In contrast, the City of São Paulo, Brazil, created a semi-local composting system with five composting yards to manage organic waste throughout the city. Rather than selecting a costly high-tech system, the City selected composting sheds made of organic materials, which are significantly cheaper and can be built more quickly. By locating composting yards throughout São Paulo, the City shortened the distance between the source of waste and the disposal site—reducing emissions from transporting waste.
Policy Considerations
Laws, policies, and regulations
Governments at all levels can adopt laws, policies, and regulatory frameworks to support uptake of compost. National governments can develop national strategies and policies, including guidelines, tools, national goals, financial and fiscal incentives, as well as requiring all municipalities to develop solid waste management plans that incorporate composting. Municipalities responsible for managing solid waste can develop local policies, plans, and programs focused on diverting organic waste from landfills and composting. Some authorities may choose to ban organic waste from landfills.
Communication and education
Educating and communicating with the public about the importance of composting and its benefits, as well as separating organic waste from other sources is essential for successful composting initiatives. Public education programs may also include workshops or other resources to help citizens set up their own household compost.

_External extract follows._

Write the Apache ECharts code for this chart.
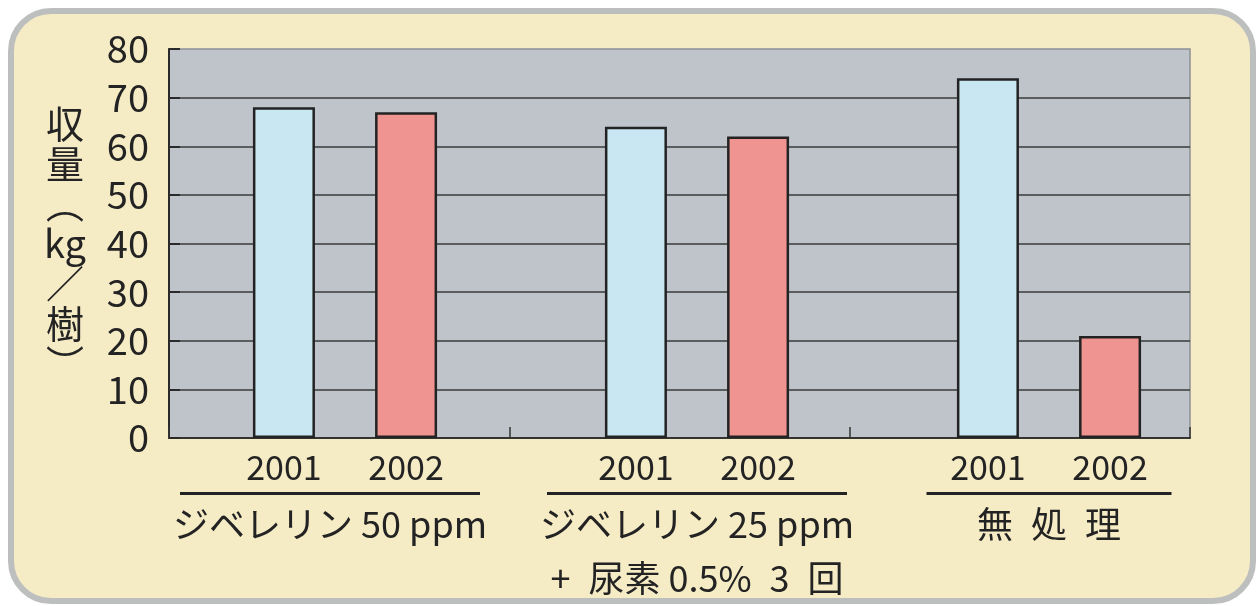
<!DOCTYPE html>
<html><head><meta charset="utf-8">
<script src="https://cdn.jsdelivr.net/npm/echarts@6/dist/echarts.min.js"></script>
<style>html,body{margin:0;padding:0;background:#fff;}#c{width:1259px;height:606px;}</style>
</head><body><div id="c"></div>
<script>
const groups = ['ジベレリン 50 ppm', 'ジベレリン 25 ppm\n+\u2002尿素 0.5%\u20023\u2002回', '無\u2002処\u2002理'];
const seriesNames = ['2001', '2002'];
const values2001 = [68, 64, 74];
const values2002 = [67, 62, 21];
const yTicks = [0, 10, 20, 30, 40, 50, 60, 70, 80];
const yName = ['収', '量', '︵', 'kg', '／', '樹', '︶'];

const FONT = '"Noto Sans CJK JP", "Noto Sans", sans-serif';
const DARK = '#232323';
const lineWidths = [300, 300, 245];

const chart = echarts.init(document.getElementById('c'));
chart.setOption({
  backgroundColor: '#ffffff',
  animation: false,
  textStyle: { fontFamily: FONT },
  graphic: { elements: [{
    type: 'rect', z: -100, silent: true,
    shape: { x: 11, y: 11, width: 1242, height: 590, r: 40 },
    style: { fill: '#F5EBC5', stroke: '#BDBEBE', lineWidth: 6 }
  }]},
  grid: [
    { left: 169, top: 49, width: 1021, height: 389, show: true, backgroundColor: '#BFC3CA', borderColor: '#8C9096', borderWidth: 1.5 },
    { left: 169, top: 49, width: 1056, height: 389, show: false }
  ],
  xAxis: [
    { type: 'category', gridIndex: 0, data: groups, boundaryGap: true, z: 3,
      axisLine: { lineStyle: { color: '#333', width: 2 } },
      axisTick: { show: true, inside: true, length: 11, interval: 0, lineStyle: { color: '#333', width: 1.5 } },
      axisLabel: { show: false }, splitLine: { show: false } },
    { type: 'category', gridIndex: 1, boundaryGap: true,
      data: groups.map((g, i) => i === 0 ? { value: g, textStyle: { padding: [0, 30, 0, 0] } } : g),
      axisLine: { show: false }, axisTick: { show: false }, splitLine: { show: false },
      axisLabel: { interval: 0, margin: 54, color: DARK,
        formatter: function (v, i) {
          const lines = v.split('\n');
          let s = '{ln' + i + '| }\n{t|' + lines[0] + '}';
          if (lines[1]) s += '\n{t2|' + lines[1] + '}';
          return s;
        },
        rich: {
          ln0: { width: lineWidths[0], height: 3, lineHeight: 3, fontSize: 1, backgroundColor: DARK },
          ln1: { width: lineWidths[1], height: 3, lineHeight: 3, fontSize: 1, backgroundColor: DARK },
          ln2: { width: lineWidths[2], height: 3, lineHeight: 3, fontSize: 1, backgroundColor: DARK },
          t: { fontSize: 36, lineHeight: 58, color: DARK, fontFamily: FONT },
          t2: { fontSize: 36, lineHeight: 50, color: DARK, fontFamily: FONT }
        } } }
  ],
  yAxis: [
    { type: 'value', gridIndex: 0, min: yTicks[0], max: yTicks[yTicks.length - 1], interval: 10, z: 3,
      name: yName.join('\n'), nameLocation: 'middle', nameRotate: 0, nameGap: 104,
      nameTextStyle: { fontSize: 38, lineHeight: 40, color: DARK, align: 'center', verticalAlign: 'middle', padding: [0, 0, 44, 0], fontFamily: FONT },
      axisLine: { show: true, lineStyle: { color: '#2a2a2a', width: 2 } },
      axisTick: { show: true, inside: true, length: 11, lineStyle: { color: '#2a2a2a', width: 2 } },
      axisLabel: { fontSize: 38, color: DARK, margin: 20, fontFamily: FONT },
      splitLine: { show: true, showMinLine: false, showMaxLine: false, lineStyle: { color: '#3a3a3a', width: 1.5 } } },
    { type: 'value', gridIndex: 1, min: yTicks[0], max: yTicks[yTicks.length - 1], interval: 10, show: false,
      splitLine: { show: false } }
  ],
  series: [
    { name: seriesNames[0], type: 'bar', xAxisIndex: 1, yAxisIndex: 1, data: values2001,
      barWidth: 62, barGap: '97%', z: 5,
      itemStyle: { color: '#C9E7F3', borderColor: DARK, borderWidth: 2.5 },
      label: { show: true, position: 'bottom', distance: 12, formatter: '{a}', fontSize: 34, color: DARK, fontFamily: FONT } },
    { name: seriesNames[1], type: 'bar', xAxisIndex: 1, yAxisIndex: 1, data: values2002,
      barWidth: 62, barGap: '97%', z: 5,
      itemStyle: { color: '#EF9491', borderColor: DARK, borderWidth: 2.5 },
      label: { show: true, position: 'bottom', distance: 12, formatter: '{a}', fontSize: 34, color: DARK, fontFamily: FONT } }
  ]
});
</script></body></html>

For example, Cajicá, a small city in the Bogotá metropolitan area in Colombia, launched its composting program in 2008 alongside a comprehensive five-year public education campaign—including games, hands-on activities, posters, brochures, videos, workshops, initiatives in schools, and more—to educate the public about how and why to compost. The educational component shaped the success of the program, making Cajicá one of five cities selected by the United Nation in 2017 as an example of strong approaches to waste management.

Incentives
Governments can provide financial incentives or disincentives to encourage people to compost. For example, municipalities can adopt policies that require residents to pay for exceeding a certain amount of garbage to provide an incentive for reducing garbage while increasing composting and recycling. Municipalities can also consider fining residents for throwing organic waste in the trash.
Some municipalities have found creative ways to incorporate incentives. For example, the Municipality of Curitiba in Brazil gives residents food in exchange for organic waste. In doing so, it supports local small- and medium-sized farms while providing nutritional produce to low-income residents.
Accessibility
In order for people to compost, the service must be accessible. For example, municipalities can distribute compost bins and run curbside pickups, or create places throughout the community for compost drop off. If a municipality chooses to collaborate with or contract private operators, it can also work with them to ensure coverage throughout the city.